Достопамятные деяния и изречения | страница 52
8.3. А вот что делать с Гнеем Фульвием Флакком, который презрительно отверг столь желанную честь триумфа, предоставленного ему сенатом за успешные военный действия? Можно сказать, что он не ожидал большего, по сравнению с тем, что случилось. Ибо, как только он вошел в Город, его подвергли общественному суду и изгнали. Так что своим выокомерием он оскорбил религиозные чувства, а вину искупил наказанием.>[164]
8.4. Более мудрыми оказались Квинт Фульвий, захвативший Капую, и Луций Опимий, заставивший сдаться жителей Фрегелл>[165], когда обратились к сенату с просьбой о триумфе. Обоим было чем гордиться, но ни один не достиг желаемого, и не из-за ревностного отношения сената к этому делу и нежелания допустить в курии подобное, но в силу четкого следования закону, который предполагал награждение триумфом только в случае расширения границ государства, а не возвращения того, что ранее принадлежало римскому народу. В этом есть существенное различие: прибавить что-либо или вернуть то, что было отобрано, подобно тому как есть разница между началом благодеяния и концом несправедливости.
8.5. И в самом деле, закон, о котором я говорю, так тщательно соблюдался, что триумфа не были удостоены ни Публий Сципион, возвративший Испанию, ни Марк Марцелл, захвативший Сиракузы, потому что они были посланы вести военные действия без каких-либо полномочий магистратов. Надо, конечно, одобрить охотников за славой, которые заслужили всяческую похвалу в виде лавровых ветвей, сорванных их проворными руками на безлюдных горах, или носов пиратских кораблей: Испания была вырвана из Карфагенской державы, от нее же были отрезаны Сиракузы, главный город Сицилии, но и они не могли стать основанием для триумфальных колесниц. И о каких людях идет речь! Сципион и Марцелл — их имена сами по себе бесконечный триумф. Но хотя сенат охотно короновал бы их, более суровые защитники правды и доблести, несущие на своих плечах благо нашей отчизны, сочли, что лавры следует сохранить для более законного деяния.>[166]

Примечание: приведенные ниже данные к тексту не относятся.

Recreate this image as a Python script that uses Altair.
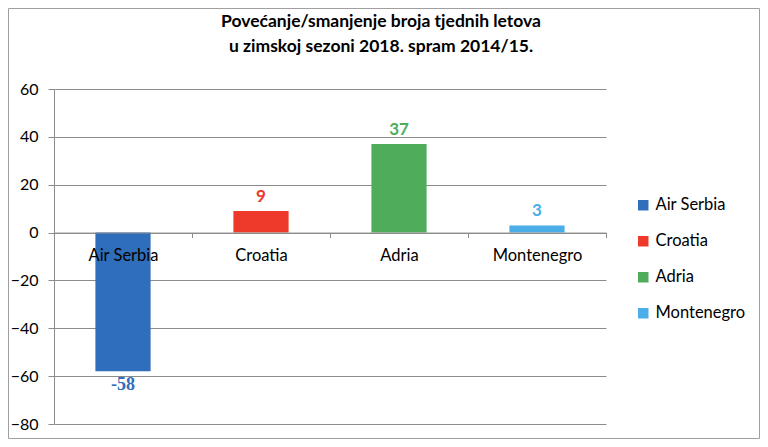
import altair as alt
import pandas as pd

categories = ["Air Serbia", "Croatia", "Adria", "Montenegro"]
values = [-58, 9, 37, 3]
colors = ["#2F6EBA", "#EE3A2B", "#4EAC5B", "#4BAEE8"]
y_ticks = [-80, -60, -40, -20, 0, 20, 40, 60]
title_line1 = "Povećanje/smanjenje broja tjednih letova"
title_line2 = "u zimskoj sezoni 2018. spram 2014/15."

df = pd.DataFrame({"airline": categories, "change": values, "color": colors})
df["label"] = df["change"].astype(str)

W, H = 552, 335
FONT = "Lato"
GRID = "#8c8c8c"

x = alt.X(
    "airline:N", sort=categories,
    scale=alt.Scale(paddingInner=0, paddingOuter=0),
    axis=alt.Axis(title=None, orient="bottom", offset=-H * 80 / 140, labelAngle=0,
                  labelFontSize=16.5, labelColor="black", labelFont=FONT, labelPadding=10,
                  domainColor=GRID, tickColor=GRID, tickSize=5, tickBand="extent",
                  zindex=1, grid=False),
)
y = alt.Y(
    "change:Q", scale=alt.Scale(domain=[-80, 60], nice=False),
    axis=alt.Axis(title=None, values=y_ticks, grid=True, gridColor=GRID, domainColor=GRID,
                  tickColor=GRID, tickSize=6, labelFontSize=16, labelFont=FONT,
                  labelColor="black", labelPadding=10),
)
color = alt.Color(
    "airline:N", sort=categories,
    scale=alt.Scale(domain=categories, range=colors),
    legend=alt.Legend(title=None, orient="none", legendX=581, legendY=108,
                      symbolType="square", symbolSize=110, labelFontSize=16.5,
                      labelFont=FONT, labelColor="black", rowPadding=19,
                      symbolStrokeWidth=0, labelOffset=4),
)

base = alt.Chart(df)
bars = base.mark_bar(width=alt.RelativeBandSize(0.4)).encode(x=x, y=y, color=color)

pos_labels = base.transform_filter("datum.change >= 0").mark_text(
    baseline="bottom", dy=-5, fontSize=17, fontWeight="bold", font=FONT
).encode(x=x, y=y, text="label:N", color=alt.Color("color:N", scale=None))

neg_labels = base.transform_filter("datum.change < 0").mark_text(
    baseline="top", dy=5, fontSize=18, fontWeight="bold", font="Liberation Serif, serif"
).encode(x=x, y=y, text="label:N", color=alt.Color("color:N", scale=None))

t1 = alt.Chart(pd.DataFrame({"t": [title_line1]})).mark_text(
    fontSize=17.5, fontWeight="bold", font=FONT, baseline="middle", color="black"
).encode(text="t:N", x=alt.value(327), y=alt.value(-67))
t2 = alt.Chart(pd.DataFrame({"t": [title_line2]})).mark_text(
    fontSize=17.5, fontWeight="bold", font=FONT, baseline="middle", color="black"
).encode(text="t:N", x=alt.value(327), y=alt.value(-42))

frame = alt.Chart(pd.DataFrame({"a": [0]})).mark_rect(
    filled=False, stroke="#a0a0a0", strokeWidth=1
).encode(x=alt.value(-45.5), x2=alt.value(W + 153.5), y=alt.value(-80.5), y2=alt.value(H + 14.5))

chart = alt.layer(bars, pos_labels, neg_labels, t1, t2, frame).properties(
    width=W, height=H,
    autosize=alt.AutoSizeParams(type="none"),
    padding={"left": 46, "top": 81, "right": 154, "bottom": 15},
).configure_view(stroke=None)

chart.save("out.html", embed_options={"renderer": "svg", "actions": False})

8.6. Добавлю еще одно. По обычаю, военачальник, готовящийся к триумфу, приглашал на обед консулов, но потом просил отказаться от приглашения, так как в день триумфа никто из высших магистратов не мог сидеть за столом военачальника.
8.7. Однако ни один человек, даже принесший знаменательную пользу республике в гражданской войне, не мог на этом основании быть удостоен ни титула «император», ни благодарственных молений, ни триумфальной колесницы, ни овации, потому что такие победы расценивались как печальные, хотя и необходимые, но обязанные крови соплеменников, а не внешних врагов. Так плачевно выглядели Назика и Опимий, когда устроили резню сторонников Тиберия и Гая Гракхов. Когда Квинт Катул разгромил своего коллегу Марка Лепида со всеми мятежниками, он вернулся в город с выражением сдержанной радости на лице. Гай Антоний, победивший Катилину, принес в лагерь уже вытертые мечи. Луций Цинна и Гай Марий со страстью глотали кровь своих соплеменников, это правда, но и они не спешили тотчас к храмам и алтарям богов. Даже Луций Сулла, который выиграл больше гражданских войн, чем кто-либо другой, и чьи победы были более жестокими и кичливыми в сравнении с другими, когда праздновал триумф после установления и укрепления своей власти, пронес в процессии изображения множества городов Греции и Азии, но ни одного римского. Досадно и отвратительно выставлять напоказ беды республики. Никому сенат не вручал лавровый венок, и никто не испрашивал его для себя, если лавр был залит слезами. Но руки тянулись к дубовому венку, которым награждали за спасение жизни соотечественника. Им в знак вечного триумфа был украшен косяк двери во дворце Августа.